Se la strada verso il puro colore è iniziata nel Medioevo, Mark Rothko (1903-1970) diede il suo personale contributo a questo percorso rinunciando alla linea e alla forma in nome di un’assoluta contemplazione.
La linea ingarbuglia l’occhio e lo strappa via dal colore. Un tentacolo segnico che distoglie l’attenzione dal mare cromatico attirando a sé tutto il valore che l’osservatore riversa sul quadro. Si tratta di un principio embrionale di mondo che si inserisce nella dimensione ideale del tessuto coloristico puro. Il tratto si propone in modo irreversibile come elemento catalizzante e propedeutico alla costruzione di una figura. Per questo Mark Rothko dovette abbandonarlo per immergersi nella sua arte. Nonostante l’artista statunitense non si sia mai distinto per il tratto definito, la totale rinuncia al segno è stata propedeutica per il passaggio a un codice astratto che esaltasse i valori a lui più cari. Pensiamo, per esempio, alla fascinazione cromatica.

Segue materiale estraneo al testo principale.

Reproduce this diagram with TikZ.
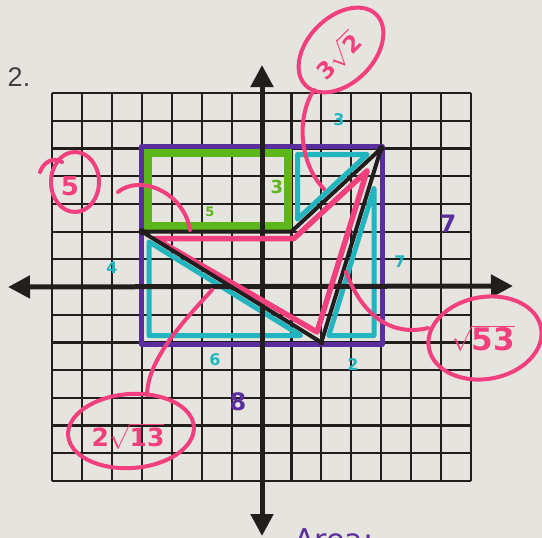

I colori giocano sulla psiche umana un ruolo di cui non sempre abbiamo coscienza. L’immergersi in una tonalità particolare agisce sul nostro tono emotivo in modo particolare, veicolando (im)precisi valori sentimentali. Soffuso, soprattutto ai confini, il colore si distribuisce sulla tela come una pianura pulsante e si inabissa senza fine verso le profondità dello spirito. Non c’è una linea che increspi la superficie magmatica delle stesure di colore di Rothko, silenziose nella forma ma evocative nella loro sostanza ineffabile. Eppure talvolta sembra di scorgere, meglio se ci si imbatte nell’opera senza preavviso, un imprecisato barlume di figura: forse una porta, delle finestre, un cancello. Forse perché per la maggior parte delle persone i dipinti di Rothko hanno rappresentato un varco. Splendide soglie cromatiche in grado di farsi passaggio ininterrotto da interno ad esterno: prima l’occhio esce da sé per immergersi nella distesa cromatica; subito dopo, ciò che non sa è che, una volta dentro quella non-realtà, è subito destinato a fare ritorno nello spirito che l’ha spinto a evadere.

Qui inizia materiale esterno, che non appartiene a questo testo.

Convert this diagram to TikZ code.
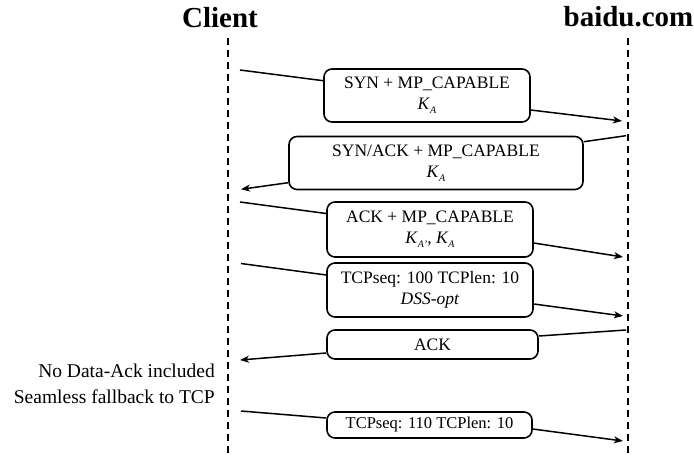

Queste atmosfere sensibili anche se non esperibili sono porte verso una conoscenza, forse auto-conoscenza, mai rintracciata prima. In quel soffio di pittura si nasconde il mistero di quello che è lontano, remoto, perso nella dimensione di ciò che non si può comprendere. Ma nello spazio del quadro sembra che una verità ci si faccia prossima lasciando cadere il velo d’ombra che ci avvolge gli occhi e lo spirito. Siamo al principio di una catarsi dove il colore portavoce di una condizione priva di regole e sistemi, dove il nulla ci avvolge e ci introduce al tutto. Del resto il compito dell’artista non è riempire il vuoto, ma crearlo.
E Mark Rothko trova il vuoto nella profonda piattezza di un colore infinito. Non ci è dato sapere quanto l’artista abbia guardato alla pittura medievale e all’origine della storia dell’arte occidentale, ma è indubbio che la connessione con la storia mosaicista sia presente. L’idea di uno stile coloristico puro trova le sue radici in area bizantina, dove per esprimere il mondo non serviva altro che una distesa variegata di colore. La forme si delineavano per sovrapposizione di frammenti cromatici differenti, che allacciandosi creavano le differenze visive utili a distinguere i profili. Non vi era però linea ad inquinare la sinfonia di colori, unici protagonisti di una prospettiva considerata forse rudimentale, ma certamente evocativa.
Se già in epoca bizantina al colore veniva affidata un’importanza così elevata da poter annullare la linea, Rothko – come anche altri artisti a loro tempo – ha portato all’estremo questa fascinazione espandendo il manto cromatico fino a sovrastare ogni figura. Che si guardi alle sue composizioni come estensione di una sezione cromatica o come piccolo dettaglio di una visione più complessa, è indubbio che a queste debba essere dedicata una speciale contemplazione. Nella più totale chiarezza espositiva – tutto è nient’altro che colore – l’artista credette di aver intravisto la risposta a drammi indicibili. Se lui non alla resa dei conti non la trovò mai, noi ancora abbiamo la possibilità di cercarla nelle profondità dei quadri mistici.